Nonetheless, this e-commerce platform, which helps companies build an online presence, continues to speed ahead. As more and more product sales move online, the opportunity to capture prospective merchants should bode well for both Shopify and its investors.

Let's look at three specific reasons to be bullish about the company right now.

No. 1: Continued improvement in the financials

Perhaps the most irrefutable reason for Shopify's success is its revenue growth. In the first two quarters of 2023, it came in at just over $3.2 billion, rising 28% compared with the first half of 2022.

Grand View Research forecasts a compound annual growth rate (CAGR) for e-commerce of 15% through 2027. Hence, it grows faster than industry averages, capturing more of the market.

Admittedly, the stock has struggled in recent quarters as it attempted to build a fulfillment network. But over time, as costs mounted and the path to profitability became unclear, Shopify reversed course and sold this business segment.

The company's bottom-line results continue land in the red as it deals with charges related to this sale. Still, the $1.2 billion loss for the first half of 2023 fell from $2.7 billion in the first half of 2022. Also, when removing such one-time charges, Shopify earned an adjusted $190 million net income during the year's first half.

No. 2: The Shopify ecosystem

Despite selling the logistics network, Shopify has built an extensive e-commerce ecosystem. First, it offers a site that is easy to set up, customize, and operate. Since users do not have to rely as heavily on developers, the functionality makes it easier for merchants to choose Shopify over competitors.

Second, it has built an ecosystem offering ancillary services. These go beyond the simple setup and operations of an e-commerce site and support the e-commerce businesses. Among the more significant of these services is Shopify Payments. Through this system, merchants can set up all major forms of payment without dealing with a third-party payment provider.

Additionally, merchants can market their business through Shopify. This includes customer outreach through chat or email, social media integrations, and putting data to work to discover insights about customers.

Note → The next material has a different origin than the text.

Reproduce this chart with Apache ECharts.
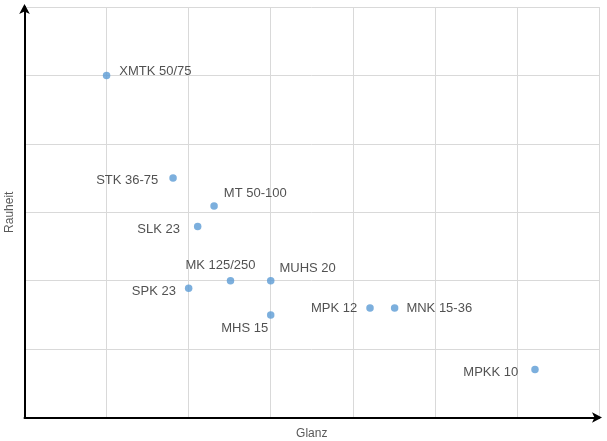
<!DOCTYPE html>
<html>
<head>
<meta charset="utf-8">
<style>
  html, body { margin: 0; padding: 0; background: #fff; }
  #chart { width: 607px; height: 441px; }
</style>
<script src="https://cdn.jsdelivr.net/npm/echarts@6/dist/echarts.min.js"></script>
</head>
<body>
<div id="chart"></div>
<script>
// Daten
const names   = ['XMTK 50/75', 'STK 36-75', 'MT 50-100', 'SLK 23', 'MK 125/250', 'MUHS 20', 'SPK 23', 'MHS 15', 'MPK 12', 'MNK 15-36', 'MPKK 10'];
const glanz   = [1.0, 1.81, 2.31, 2.11, 2.51, 3.0, 2.0, 3.0, 4.21, 4.51, 6.22];
const rauheit = [5.0, 3.5, 3.09, 2.79, 2.0, 2.0, 1.89, 1.5, 1.6, 1.6, 0.7];

// Beschriftungsposition je Punkt
const labelPlace = {
  'XMTK 50/75': { position: 'right', distance: 9, offset: [0, -4] },
  'STK 36-75':  { position: 'left', distance: 11, offset: [0, 2] },
  'MT 50-100':  { position: 'right', distance: 6, offset: [0, -13] },
  'SLK 23':     { position: 'left', distance: 14, offset: [0, 3] },
  'MK 125/250': { position: 'top', distance: 5, offset: [-10, 0] },
  'MUHS 20':    { position: 'right', distance: 5, offset: [0, -12] },
  'SPK 23':     { position: 'left', distance: 9, offset: [0, 3] },
  'MHS 15':     { position: 'bottom', distance: 3, offset: [-26, 0] },
  'MPK 12':     { position: 'left', distance: 9, offset: [0, 0] },
  'MNK 15-36':  { position: 'right', distance: 8, offset: [0, 0] },
  'MPKK 10':    { position: 'left', distance: 13, offset: [0, 3] }
};

const points = names.map((n, i) => ({
  name: n,
  value: [glanz[i], rauheit[i]],
  label: labelPlace[n]
}));

const axisLine = {
  show: true,
  symbol: ['none', 'arrow'],
  symbolSize: [8, 10],
  symbolOffset: [0, 3],
  lineStyle: { color: '#000', width: 2 }
};

const chart = echarts.init(document.getElementById('chart'));
chart.setOption({
  animation: false,
  grid: { left: 24.5, right: 8, top: 7, bottom: 23.5, outerBoundsMode: 'none' },
  xAxis: {
    type: 'value', min: 0, max: 7, interval: 1,
    name: 'Glanz', nameLocation: 'middle', nameGap: 10,
    nameTextStyle: { color: '#595959', fontSize: 12, fontFamily: 'Liberation Sans' },
    axisLine: axisLine,
    axisTick: { show: false },
    axisLabel: { show: false },
    splitLine: { show: true, lineStyle: { color: '#d9d9d9', width: 1 } }
  },
  yAxis: {
    type: 'value', min: 0, max: 6, interval: 1,
    name: 'Rauheit', nameLocation: 'middle', nameGap: 9, nameRotate: 90,
    nameTextStyle: { color: '#595959', fontSize: 12, fontFamily: 'Liberation Sans' },
    axisLine: axisLine,
    axisTick: { show: false },
    axisLabel: { show: false },
    splitLine: { show: true, lineStyle: { color: '#d9d9d9', width: 1 } }
  },
  series: [{
    type: 'scatter',
    symbolSize: 7.5,
    itemStyle: { color: '#5b9bd5' },
    label: {
      show: true,
      formatter: '{b}',
      color: '#262626',
      fontSize: 13,
      fontFamily: 'Liberation Sans'
    },
    data: points
  }]
});
</script>
</body>
</html>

Shopify can also help with many business management functions. These include tracking sales (both online and offline), ordering inventory, and securing business funding through Shopify Capital. Such functionality gives merchants an extra incentive to choose Shopify, as most of the software companies it competes with will not match these services.

No. 3: An attractive valuation

These advantages likely contributed to a rising sales multiple, and admittedly, some investors will not agree with labeling Shopify's valuation as an advantage. The current price-to-sales (P/S) ratio of close to 13 does not appear cheap on the surface, especially when such competitors as Wix, Squarespace, and Amazon sell for five times sales or less.

However, Shopify is inexpensive by historical standards. And between the middle of 2019 and early 2022, the P/S ratio stayed above 20 and occasionally reached into the stratosphere above 60.

Chart showing Shopify's PS ratio down since 2021.

SHOP PS Ratio data by YCharts

Investors should not expect it to reach those levels again anytime soon. Nonetheless, if history is an indication, continued revenue growth and a likely return to profitability could bring about further multiple expansions, making it premature to call Shopify an "expensive" stock.

Consider Shopify

At this stage, investors should consider adding Shopify shares. Revenue continues to grow rapidly, and with the sale of the fulfillment network, profitability is within reach.

Moreover, Shopify's ease of use and extensive ecosystem provide a competitive advantage, and the stock is at a low price-to-sales multiple by historical standards. All these factors work to the benefit of the top e-commerce company's investors.